Children's Health in London and Luton (CHILL)

Strong evidence links urban air pollution to restrictions in children's lung growth and development and other adverse effects, including increases in respiratory and allergy symptoms, respiratory infections, asthma, and health care use. Effective interventions are urgently needed that reduce air pollution and improve child health. Low Emission Zones (LEZ) are becoming widespread but are expensive to implement and of unproven health benefit. London has some of the worst air pollution in Europe. London's Ultra Low Emission Zone (ULEZ) is the central component of London's air quality strategy. Its implementation provides a unique opportunity to test the impact of a city-wide LEZ on children's health.

The intervention:

The ULEZ is an area within which all vehicles must meet exhaust emission standards or pay a daily charge to travel. It will be implemented and paid for by Transport for London. Starting in 2019, the ULEZ will initially cover London's central Congestion Charging Zone, an area bounded by the London Inner Ring Road, that includes the City of London plus adjacent areas of eight radially adjoining Boroughs. It is projected to deliver for central London by 2020 emission reductions of -49% for NOx; - 47% for NO2; and -11% for PM10. Subject to consultation, the ULEZ will subsequently extend to include an inner London area (within London's North and South Circular roads), and a London-wide area, for heavy vehicles only.

Questions:

1. What is the impact of the ULEZ on children's lung growth (the primary outcome)?
2. What is the impact of the ULEZ on secondary outcomes, including self-reported symptoms, respiratory infection, health care use and costs?
3. Does the ULEZ reduce health inequalities? 4) Is the ULEZ good value for money?

Study design:

Quasi-experimental study using a parallel cohort design. Population: 1520 children aged 6-9 yrs old, recruited in 26 London primary schools (school years 2, 3 and 4) in London's Central Ultra Low Emission Zone. Intervention: Ultra Low Emission Zone Comparison: 1520 children aged 6-9 yrs old, recruited in 26 primary schools (school years 2, 3 and 4) in Luton, matched for ethnicity, deprivation and baseline air quality.

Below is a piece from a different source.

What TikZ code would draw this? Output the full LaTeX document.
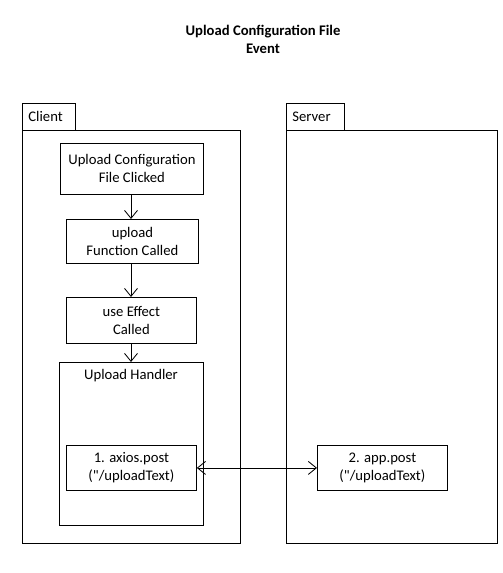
\documentclass[tikz,border=0pt]{standalone}
\usepackage{fontspec}
\setmainfont{Carlito}
\usetikzlibrary{arrows.meta}
\begin{document}
\begin{tikzpicture}[x=1pt,y=-1pt,
  font=\fontsize{14.67pt}{18pt}\selectfont,
  line width=0.85pt,
  box/.style={draw=black, inner sep=0pt, align=center, anchor=north west},
  flow/.style={-{Straight Barb[length=8pt,width=13pt]}},
  both/.style={{Straight Barb[length=8pt,width=13pt]}-{Straight Barb[length=8pt,width=13pt]}}]
\useasboundingbox (0,0) rectangle (503,573);
\fill[white] (0,0) rectangle (503,573);
% title
\node[font=\fontsize{14.67pt}{18pt}\selectfont\bfseries, align=center] (title) at (263,39) {Upload Configuration File\\Event};
% Client
\node[box, minimum width=53pt, minimum height=27pt] (ctab) at (22,103) {};
\node[anchor=west, inner sep=0pt] (ctabt) at (28,116.5) {Client};
\node[box, minimum width=218pt, minimum height=413pt] (client) at (22,130) {};
% Server
\node[box, minimum width=58pt, minimum height=27pt] (stab) at (286,103) {};
\node[anchor=west, inner sep=0pt] (stabt) at (292,116.5) {Server};
\node[box, minimum width=211pt, minimum height=413pt] (server) at (286,130) {};
% client boxes
\node[box, minimum width=143pt, minimum height=51pt] (b1) at (60,143) {Upload Configuration\\File Clicked};
\node[box, minimum width=132pt, minimum height=44pt] (b2) at (66,219) {upload\\Function Called};
\node[box, minimum width=130pt, minimum height=46pt] (b3) at (66,297) {use Effect\\Called};
\node[box, minimum width=144pt, minimum height=163pt] (uh) at (59,362) {};
\node[inner sep=0pt] (uht) at (131,376) {Upload Handler};
\node[box, minimum width=130pt, minimum height=45pt] (ax) at (66,445) {1. axios.post\\(\textquotedbl/uploadText)};
\node[box, minimum width=130pt, minimum height=45pt] (ap) at (317,445) {2. app.post\\(\textquotedbl/uploadText)};
% connectors
\draw[flow] (b1.south -| 131,0) -- (b2.north -| 131,0);
\draw[flow] (b2.south -| 131,0) -- (b3.north -| 131,0);
\draw[flow] (b3.south -| 131,0) -- (uh.north -| 131,0);
\draw[both] (ax.east) -- (ap.west);
\end{tikzpicture}
\end{document}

Outcome: PRIMARY: Lung function growth (post-bronchodilator forced expiratory volume in one second (FEV1) measured by high quality spirometry at sequential annual school visits over four years. SECONDARY: Forced vital capacity (FVC), exhaled nitric oxide (FeNO), quality of life, respiratory infections, health care use, health costs.

Sample size:

To detect a 15ml/year FEV1 difference between central and outer London cohorts at 90% power and 0.05 significance requires children in each cohort, inflated to allow for clustering effect of schools, spirometry success, child and school attrition, and pre-specified sub group analyses, giving a total of 3120 children (60 children from 26 schools in each cohort).

Duration: 6 years Air quality data: Modeled exposures by London Air Quality Network Data management: NIHR accredited Pragmatic Clinical Trials Unit Analysis: Interaction analysis controlling for effect modifiers (eg passive smoke; ethnicity); health economic cost consequence analysis.